Since the start of the crisis, President Sirisena has taken the police under his direct control. Inspector of Police Nishantha Silva is the officer in charge of Criminal Investigation Department's (CID) Organised Crimes Investigation Unit. Silva is handling investigations into major incidents including those during the Rajapaksa administration, most notably the abduction and the assault of Journalist Keith Noyahr, in 2008 and the murder of Lasantha Wickrematunge in 2009, in addition to at least 60 crimes committed by the LTTE. He is also investigating the rape and the murder of student Sivaloganathan Vithya and the abduction of 11 youths in Colombo, in 2008-09 where Chief of Defence Staff Admiral Ravindra Wijegunaratne is allegedly involved in harbouring a suspect of the abduction. Mahinda Rajapaksa, his family and associates are directly connected to these investigations, and as Silva pursued inquiries into them, on 18 November he was transferred by IGP Pujith Jayasundara on the orders of President Sirisena to the Negombo Division with "immediate effect on service requirements". Silva had just secured an arrest order for Admiral Wijegunaratne when he was shifted. Wijegunaratne, however has retained the office of Chief of Defence Staff. Gotabhaya Rajapaksa, the Former defence secretary and brother of the former president, is being investigated on allegations of defrauding the state and was indicted in September. Silva was also investigating Gotabhaya for alleged corruption in aircraft purchases from Ukraine during his time in the Rajapaksa administration.

In response to the transferral Silva had appealed to the National Police Commission (NPC). The Commission requested a report from IGP Pujith Jayasundara as to why the officer handling several high-profile investigations had been transferred. The intervention by the NPC prompted IGP Jayasundara to reverse his order and withdraw the transfer, on the 19th, allowing Silva to continue in the same capacity. It was learnt in a letter to IGP Jayasundara, written by CID Director Senior DIG Ravi Seneviratne that it was Admiral Wijegunaratne who had orchestrated the transferral by framing allegations against Silva of maintaining connections with the LTTE, during the last security council meeting chaired by President Sirisena. The daughter of Lasantha Wickrematunge, Ahimsa Wickrematunge wrote to the President against the obstruction of justice.

====Sugar tax====
The disputed government controversially lowered taxes on sugary drinks which attracted immediate criticism. The tax that was introduced by the Sirisena-Wickremesinghe government sought to tackle the prevalence of diabetes in the country. The sweet tax, which taxed 50 cents on every gram of sugar in fizzy and fruit drinks was cut to 30 cents starting 1 December. Mahinda Rajapaksa who holds the Ministry of Finance in the disputed government instructed the cut the sugar tax by 40 percent, a move made after a meeting with business leaders in the industry. The measure could reduce soft drinks prices by 30%, Prime Minister's Office said.

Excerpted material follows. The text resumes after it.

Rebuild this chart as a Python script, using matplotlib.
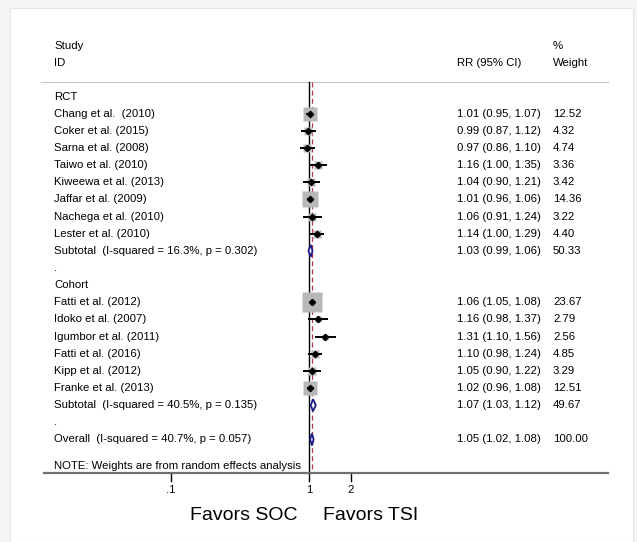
import matplotlib
matplotlib.use("Agg")
import matplotlib.pyplot as plt
from matplotlib.patches import Rectangle, Polygon
import numpy as np

plt.rcParams['font.family'] = ['Liberation Sans', 'DejaVu Sans']

# ---------------- data ----------------
rct_studies = ["Chang et al.  (2010)", "Coker et al. (2015)", "Sarna et al. (2008)",
               "Taiwo et al. (2010)", "Kiweewa et al. (2013)", "Jaffar et al. (2009)",
               "Nachega et al. (2010)", "Lester et al. (2010)"]
rct_rr = [1.01, 0.99, 0.97, 1.16, 1.04, 1.01, 1.06, 1.14]
rct_lo = [0.95, 0.87, 0.86, 1.00, 0.90, 0.96, 0.91, 1.00]
rct_hi = [1.07, 1.12, 1.10, 1.35, 1.21, 1.06, 1.24, 1.29]
rct_w = [12.52, 4.32, 4.74, 3.36, 3.42, 14.36, 3.22, 4.40]
rct_sub = (1.03, 0.99, 1.06, 50.33)
rct_sub_label = "Subtotal  (I-squared = 16.3%, p = 0.302)"

coh_studies = ["Fatti et al. (2012)", "Idoko et al. (2007)", "Igumbor et al. (2011)",
               "Fatti et al. (2016)", "Kipp et al. (2012)", "Franke et al. (2013)"]
coh_rr = [1.06, 1.16, 1.31, 1.10, 1.05, 1.02]
coh_lo = [1.05, 0.98, 1.10, 0.98, 0.90, 0.96]
coh_hi = [1.08, 1.37, 1.56, 1.24, 1.22, 1.08]
coh_w = [23.67, 2.79, 2.56, 4.85, 3.29, 12.51]
coh_sub = (1.07, 1.03, 1.12, 49.67)
coh_sub_label = "Subtotal  (I-squared = 40.5%, p = 0.135)"

overall = (1.05, 1.02, 1.08, 100.00)
overall_label = "Overall  (I-squared = 40.7%, p = 0.057)"
note = "NOTE: Weights are from random effects analysis"

tick_vals = [0.1, 1, 2]
tick_labels = [".1", "1", "2"]

# ---------------- layout ----------------
W, H = 637, 542
fig = plt.figure(figsize=(W / 100, H / 100), dpi=100)
fig.patch.set_facecolor('#f3f4f6')
ax = fig.add_axes([0, 0, 1, 1])
ax.set_xscale('log')
x1px, dec = 309.0, 138.0  # pixel of RR=1, pixels per decade
ax.set_xlim(10 ** (-x1px / dec), 10 ** ((W - x1px) / dec))
ax.set_ylim(H, 0)
ax.axis('off')
ax.patch.set_alpha(0)
ax.add_patch(Rectangle((10 / W, 0), (633 - 10) / W, (542 - 8) / H,
                       transform=ax.transAxes, facecolor='white',
                       edgecolor='#e6e7ea', lw=0.8, zorder=0))

tr = ax.get_yaxis_transform()  # x in axes fraction, y in data (pixel rows)
def fx(px):
    return px / W

FS = 8.2
y0, dy = 96.5, 17.15
x_lab, x_rr, x_w = 54, 457, 553
y_top, y_axis = 82, 473

def fmt(est, lo, hi):
    return f"{est:.2f} ({lo:.2f}, {hi:.2f})"

# headers
ax.text(fx(x_lab), 46, "Study", transform=tr, fontsize=FS, va='center')
ax.text(fx(x_lab), 63, "ID", transform=tr, fontsize=FS, va='center')
ax.text(fx(x_rr), 63, "RR (95% CI)", transform=tr, fontsize=FS, va='center')
ax.text(fx(x_w), 46, "%", transform=tr, fontsize=FS, va='center')
ax.text(fx(x_w), 63, "Weight", transform=tr, fontsize=FS, va='center')
ax.plot([fx(41), fx(608)], [y_top, y_top], transform=tr, color='#c8c8c8', lw=0.9)

# reference lines
ax.plot([1, 1], [y_top, y_axis], color='black', lw=1.0, zorder=2)
ax.plot([overall[0]] * 2, [y_top, y_axis], color='#b5394a', lw=0.9,
        dashes=(4, 2.5), zorder=2)

def study_row(i, name, est, lo, hi, w):
    y = y0 + i * dy
    ax.text(fx(x_lab), y, name, transform=tr, fontsize=FS, va='center')
    side = 4.0 * np.sqrt(w)
    ax.plot([est], [y], marker='s', ms=side * 0.72, color='#b8b8b8', mec='none',
            ls='none', zorder=3)
    ax.plot([lo, hi], [y, y], color='black', lw=1.4, zorder=4, solid_capstyle='butt')
    ax.plot([est], [y], marker='D', ms=3.2, color='black', ls='none', zorder=5)
    ax.text(fx(x_rr), y, fmt(est, lo, hi), transform=tr, fontsize=FS, va='center')
    ax.text(fx(x_w), y, f"{w:.2f}", transform=tr, fontsize=FS, va='center')

def diamond_row(i, label, vals):
    est, lo, hi, w = vals
    y = y0 + i * dy
    h = 6.0
    ax.add_patch(Polygon([[lo, y], [est, y - h], [hi, y], [est, y + h]], closed=True,
                         facecolor='white', edgecolor='#1c1c8a', lw=1.3, zorder=5))
    ax.text(fx(x_lab), y, label, transform=tr, fontsize=FS, va='center')
    ax.text(fx(x_rr), y, fmt(est, lo, hi), transform=tr, fontsize=FS, va='center')
    ax.text(fx(x_w), y, f"{w:.2f}", transform=tr, fontsize=FS, va='center')

row = 0
ax.text(fx(x_lab), y0 + row * dy, "RCT", transform=tr, fontsize=FS, va='center')
row += 1
for k in range(len(rct_studies)):
    study_row(row, rct_studies[k], rct_rr[k], rct_lo[k], rct_hi[k], rct_w[k])
    row += 1
diamond_row(row, rct_sub_label, rct_sub)
row += 1
ax.text(fx(x_lab), y0 + row * dy, ".", transform=tr, fontsize=FS, va='center')
row += 1
ax.text(fx(x_lab), y0 + row * dy, "Cohort", transform=tr, fontsize=FS, va='center')
row += 1
for k in range(len(coh_studies)):
    study_row(row, coh_studies[k], coh_rr[k], coh_lo[k], coh_hi[k], coh_w[k])
    row += 1
diamond_row(row, coh_sub_label, coh_sub)
row += 1
ax.text(fx(x_lab), y0 + row * dy, ".", transform=tr, fontsize=FS, va='center')
row += 1
diamond_row(row, overall_label, overall)

ax.text(fx(x_lab), 466, note, transform=tr, fontsize=FS, va='center')

# x axis
ax.plot([fx(44), fx(608)], [y_axis, y_axis], transform=tr, color='#6f6f6f', lw=1.6,
        zorder=6)
for v, lab in zip(tick_vals, tick_labels):
    ax.plot([v, v], [y_axis, y_axis + 8], color='black', lw=1.0)
    ax.text(v, y_axis + 17, lab, fontsize=FS, ha='center', va='center')

ax.text(fx(298), 516, "Favors SOC", transform=tr, fontsize=14, ha='right', va='center')
ax.text(fx(323), 516, "Favors TSI", transform=tr, fontsize=14, ha='left', va='center')

fig.savefig("out.png", dpi=100, facecolor=fig.get_facecolor())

===Court order restraining Prime Minister and Ministers===

The damage that will be posed by temporarily restraining a lawful cabinet of ministers from functioning would be … outweighed by the damage that would be caused by allowing a set of persons who are not entitled in law to function as the Prime Minister or the cabinet of ministers,"
— Preethipadhman Surasena, Court of Appeal

Following a quo warranto writ petition filed by 122 MPs against the appointment of Mahinda Rajapaksa as prime minister and other ministers, the Court of Appeal issued an interim order on 3 December restraining the functioning of the respondents Mahinda Rajapaksa as prime minister as well as other cabinet ministers, deputy ministers and state ministers. The following day Rajapaksa filed an appeal in the Supreme Court against the interim order.

On 14 December 2018, the Supreme Court refused to issue an interim order vacating the earlier interim order of the Court of Appeal restricting the functions of the Prime Minister's office, the matter was set down for hearing in mid-January 2019. Following this decision, the Prime Minister indicated his intention to resign.

Concerns have been raised over a possibility of a government shutdown similar to those in the United States, without the parliament passing finances for the government spending for the year 2019. Without a lawful finance minister it is unclear if the government's $1 billion foreign debt repayment due in early January can be serviced.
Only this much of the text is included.